Originally from France, Desgenétez has worked, taught and exhibited in Europe, North America, Asia and Australia. She has been the recipient of numerous awards and residencies, including the “Prix d’Honneur de la Fondation de France” (Paris, France), the Saxe Award from Pilchuck Glass School in 1997 and 2004 (Stanwood, USA), the “Prix de la Vocation” from the Fondation Marcel Bleustein Blanchet (Paris, France), grants from Arts ACT and the Australia Council for the Arts, and residencies from Northlands Creative Glass (Lybster, UK), Pittsburgh Glass Center (Pittsburgh, USA) and the Tacoma Museum of Glass (Tacoma, USA). She has been teaching at the Glass Workshop of the Australian National University in Canberra since 2005.

 

When I consider my relationship to the medium of glass, specifically blown glass, I am strongly aware of my physical connection to my work. At once physical and mental, glass blowing requires a commitment to the present, a keen awareness of the body’s boundaries and abilities and of the specific needs of the molten glass. Forming, or transforming, in response to the body, the material is shaped by touch, with breath, answering every move, in a sequence that cannot be interrupted or postponed.

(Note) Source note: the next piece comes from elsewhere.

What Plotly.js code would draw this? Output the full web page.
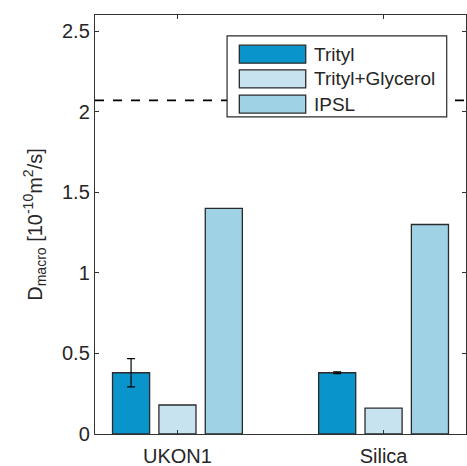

Objects made of hand blown glass embody the process through which they are made. This allows for an inherent connection between the glass blower and the blown object, but also between the object, the place in which it is made, and the maker.

 

Nadège Desgenétez’s work investigates ideas of connection to place. It is informed by her experience as a migrant and a maker, and mines references to the body, familiar landscapes and the process of glass blowing. In her recent solo exhibition this body here Desgenétez seeks to express the body’s presence and its interrelation with place by harnessing the ways the material interacts with light, colour and space through form, surface and reflection.

 

Mouvements Modernes is pleased to start a new collaboration with Nagège Desgenetez by presenting during this edition of the PAD London a glass sculpture of the artist - Sway 3.